This column is by Janet Stanton, Partner, Adam Smith, Esq.


Let’s get something straight from the get-go: “Equity” as it is known in Law Land is a chimera.  Unlike in the other 98% of the economy, equity in Law Land is an illusion.  It has no intrinsic or market value – you can’t sell it, trade it, borrow against it or bequeath it your grandkids in your will.  If you don’t believe us, just check with your accountant.

Further, the notion that equity partners are paid purely out of a firm’s profits is also a sham. Equity partners are first and foremost workers and their compensation is primarily based on their financial contributions to the firm (billing, business generation, collecting, etc.) and only de minimis as “owners.” (That law firms report their profitability without accounting for a huge proportion of their labor costs is merely another Alice-in-Wonderland aberration found only in Law Land.)

In fact, equity partners are the primary financial engine at firms.  In addition to churning out billable hours, they’re the group most responsible for business generation; charged with bringing in new clients and additional assignments.  Hardly the role of passive coupon-clipping owners.

And, then there are the downsides…

There are distinct tax disadvantages for individuals of K-1 compensation versus W-2; mostly related to FICA and health coverage which are not covered by firms under a K-1.  There are other consequences since K-1 folks are considered to be self-employed by the IRS – such as the quarterly estimated tax requirement under K-1.  Please note, we are in no way accounting experts, who should be consulted to spell out all the implications.

Moreover, most firms require capital contributions from their equity tier; we’ve heard as much as 50% of partner comp annually (though 25%, or so, is more common).  And, unlike what one would expect from investing such hefty sums, partners’ capital contributions earn little if any interest.

Of much greater consequence is the reality that equity partners can face significant financial and reputational liabilities if the firm finds itself in trouble – as for example, the firm goes belly up with an underwater balance sheet.  Creditors and bankruptcy courts are not at all shy about clawing back compensation recharacterized as a fraudulent conveyance – and equity partners are often the first to be targeted (as they’re the highest paid folks at a firm).

In fact, we know of several big-name rainmakers at prestigious firms who have affirmatively eschewed an equity position just to avoid these headaches.

Despite all of this, we well recognize that the myth and allure of equity are deeply entrenched in the psyche and lore of the industry; becoming an equity partner continues to be viewed as the crowning achievement in Law Land.

What do we suggest?

Firms and lawyers should wipe the pixie dust from their eyes.
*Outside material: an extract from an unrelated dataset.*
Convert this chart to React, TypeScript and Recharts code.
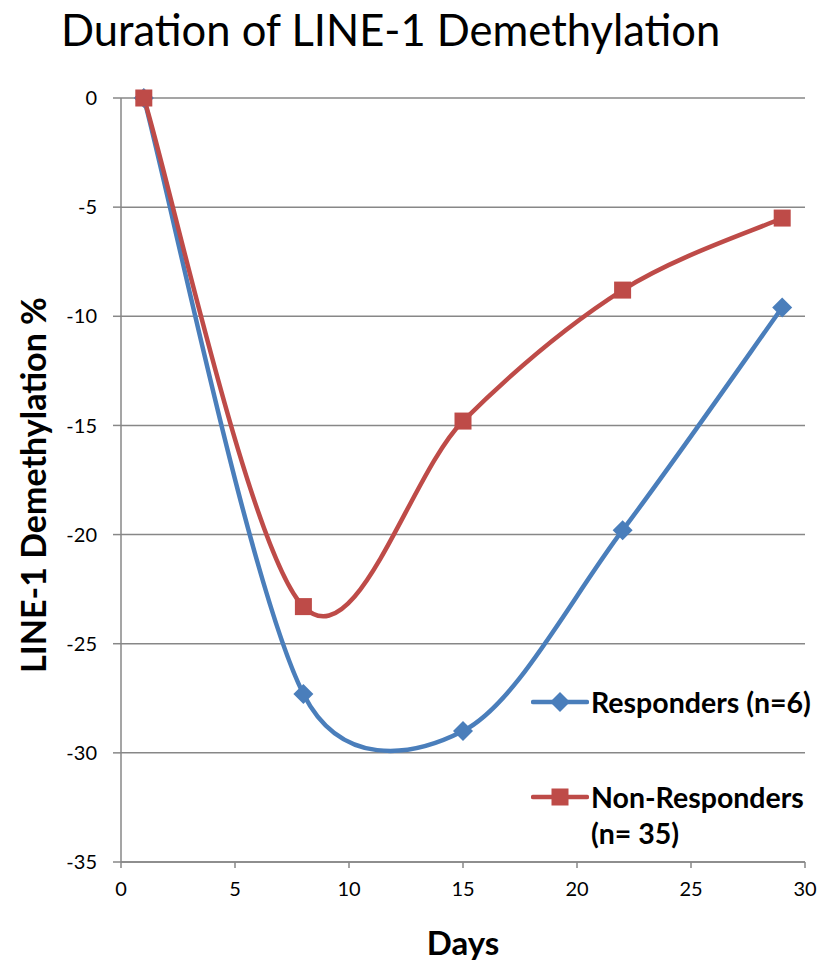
import { LineChart, Line, XAxis, YAxis, CartesianGrid, Legend } from 'recharts'

const days = [1, 8, 15, 22, 29]
const responders = [0, -27.3, -29.0, -19.8, -9.6]
const nonResponders = [0, -23.3, -14.8, -8.8, -5.5]
const xTicks = [0, 5, 10, 15, 20, 25, 30]
const yTicks = [0, -5, -10, -15, -20, -25, -30, -35]

const BLUE = '#4A7EBB'
const RED = '#BE4B48'
const GRID = '#878787'
const FONT = 'Lato, "Open Sans", sans-serif'

const data = days.map((d, i) => ({
  day: d,
  responders: responders[i],
  nonResponders: nonResponders[i]
}))

// Excel-like smoothed line: cardinal bezier, handles capped at half the segment length
const excelSmooth = (context: any) => {
  let pts: number[][] = []
  const dist = (a: number[], b: number[]) => Math.hypot(b[0] - a[0], b[1] - a[1])
  return {
    areaStart() {},
    areaEnd() {},
    lineStart() {
      pts = []
    },
    point(x: number, y: number) {
      pts.push([+x, +y])
    },
    lineEnd() {
      const n = pts.length
      if (!n) return
      context.moveTo(pts[0][0], pts[0][1])
      for (let i = 0; i < n - 1; i++) {
        const p0 = pts[Math.max(i - 1, 0)]
        const p1 = pts[i]
        const p2 = pts[i + 1]
        const p3 = pts[Math.min(i + 2, n - 1)]
        const seg = dist(p1, p2)
        const d02 = dist(p0, p2)
        const d13 = dist(p1, p3)
        const f1 = d02 ? Math.min(1 / 6, seg / 2 / d02) : 0
        const f2 = d13 ? Math.min(1 / 6, seg / 2 / d13) : 0
        context.bezierCurveTo(
          p1[0] + (p2[0] - p0[0]) * f1,
          p1[1] + (p2[1] - p0[1]) * f1,
          p2[0] - (p3[0] - p1[0]) * f2,
          p2[1] - (p3[1] - p1[1]) * f2,
          p2[0],
          p2[1]
        )
      }
    }
  }
}

const Diamond = ({ cx, cy, fill }: any) => (
  <path d={`M${cx},${cy - 10}L${cx + 10},${cy}L${cx},${cy + 10}L${cx - 10},${cy}Z`} fill={fill} />
)

const Square = ({ cx, cy, fill }: any) => (
  <rect x={cx - 8.5} y={cy - 8.5} width={17} height={17} fill={fill} />
)

const LegendIcon = ({ color, square }: { color: string; square?: boolean }) => (
  <svg width={58} height={24} style={{ position: 'absolute', left: 0, top: 4 }}>
    <line x1={2} y1={12} x2={56} y2={12} stroke={color} strokeWidth={4.5} strokeLinecap="round" />
    {square ? <Square cx={29} cy={12} fill={color} /> : <Diamond cx={29} cy={12} fill={color} />}
  </svg>
)

const renderLegend = () => (
  <div style={{ position: 'relative', width: 300, height: 170, fontFamily: FONT, fontWeight: 700, fontSize: 28.5, color: '#000', lineHeight: '32px', textAlign: 'left' }}>
    <div style={{ position: 'absolute', left: 0, top: 0 }}>
      <LegendIcon color={BLUE} />
      <span style={{ position: 'absolute', left: 60, top: 0, whiteSpace: 'nowrap' }}>Responders (n=6)</span>
    </div>
    <div style={{ position: 'absolute', left: 0, top: 95 }}>
      <LegendIcon color={RED} square />
      <span style={{ position: 'absolute', left: 60, top: 0, whiteSpace: 'nowrap' }}>Non-Responders</span>
      <span style={{ position: 'absolute', left: 60, top: 36, whiteSpace: 'nowrap' }}>(n= 35)</span>
    </div>
  </div>
)

const YLabel = ({ viewBox }: any) => {
  const x = 24
  const y = viewBox.y + viewBox.height / 2 + 5
  return (
    <text
      x={x}
      y={y}
      transform={`rotate(-90, ${x}, ${y})`}
      textAnchor="middle"
      dominantBaseline="central"
      fontFamily={FONT}
      fontWeight={700}
      fontSize={34}
      fill="#000"
    >
      LINE-1 Demethylation %
    </text>
  )
}

const XLabel = ({ viewBox }: any) => {
  const x = viewBox.x + viewBox.width / 2
  return (
    <text x={x} y={947} textAnchor="middle" fontFamily={FONT} fontWeight={700} fontSize={33} fill="#000">
      Days
    </text>
  )
}

export default function App() {
  return (
    <div style={{ position: 'absolute', left: 8, top: 8, width: 815, height: 954 }}>
      <div
        style={{
          position: 'absolute',
          left: 53,
          top: 1,
          fontFamily: FONT,
          fontSize: 43.5,
          lineHeight: '40px',
          color: '#000',
          whiteSpace: 'nowrap'
        }}
      >
        Duration of LINE-1 Demethylation
      </div>
      <LineChart width={815} height={954} data={data} margin={{ top: 90, right: 18, bottom: 0, left: 0 }}>
        <CartesianGrid vertical={false} stroke={GRID} strokeWidth={1.5} />
        <XAxis
          dataKey="day"
          type="number"
          domain={[0, 30]}
          ticks={xTicks}
          height={100}
          axisLine={{ stroke: GRID, strokeWidth: 1.5 }}
          tickLine={{ stroke: GRID, strokeWidth: 1.5 }}
          tickSize={6}
          tickMargin={14}
          tick={{ fill: '#000', fontSize: 20, fontFamily: FONT }}
          label={<XLabel />}
        />
        <YAxis
          type="number"
          domain={[-35, 0]}
          ticks={yTicks}
          width={113}
          interval={0}
          axisLine={{ stroke: GRID, strokeWidth: 1.5 }}
          tickLine={{ stroke: GRID, strokeWidth: 1.5 }}
          tickSize={8}
          tickMargin={16}
          tick={{ fill: '#000', fontSize: 20, fontFamily: FONT }}
          label={<YLabel />}
        />
        <Legend
          layout="horizontal"
          verticalAlign="middle"
          align="center"
          content={renderLegend}
          wrapperStyle={{ position: 'absolute', left: 523, top: 678, width: 300, height: 170 }}
        />
        <Line
          type={excelSmooth as any}
          dataKey="responders"
          name="Responders (n=6)"
          stroke={BLUE}
          strokeWidth={4.5}
          dot={(p: any) => <Diamond key={`r-${p.index}`} cx={p.cx} cy={p.cy} fill={BLUE} />}
          isAnimationActive={false}
        />
        <Line
          type={excelSmooth as any}
          dataKey="nonResponders"
          name="Non-Responders (n= 35)"
          stroke={RED}
          strokeWidth={4.5}
          dot={(p: any) => <Square key={`n-${p.index}`} cx={p.cx} cy={p.cy} fill={RED} />}
          isAnimationActive={false}
        />
      </LineChart>
    </div>
  )
}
Let us stipulate, law firm partners are a highly advantaged lot – whether equity or not.  First off, they are very well compensated; the “average” AmLaw equity partner reportedly earns about $1.4 million a year. And, since compensation is primarily based on financial performance, this would not change without equity status.  Many lawyers operate with a great deal of autonomy in how they run their practice; with much less management involvement (meddling?) than would be the lived experience of senior managers at any corporation.  Moreover, they are often well-respected “pillars” of their communities.

For firms, a non-equity partnership offers clear advantages, especially in terms of decision-making and innovation.

Going forward, firms and individual lawyers will be in a better position to negotiate truly mutually beneficial agreements once all acknowledge reality.

Surely, there are a few more nuances to think through, such as the governance role of partner agreements, which some may choose to overblow.

But, let’s not kid ourselves.


“The worst of all deceptions is self-deception.”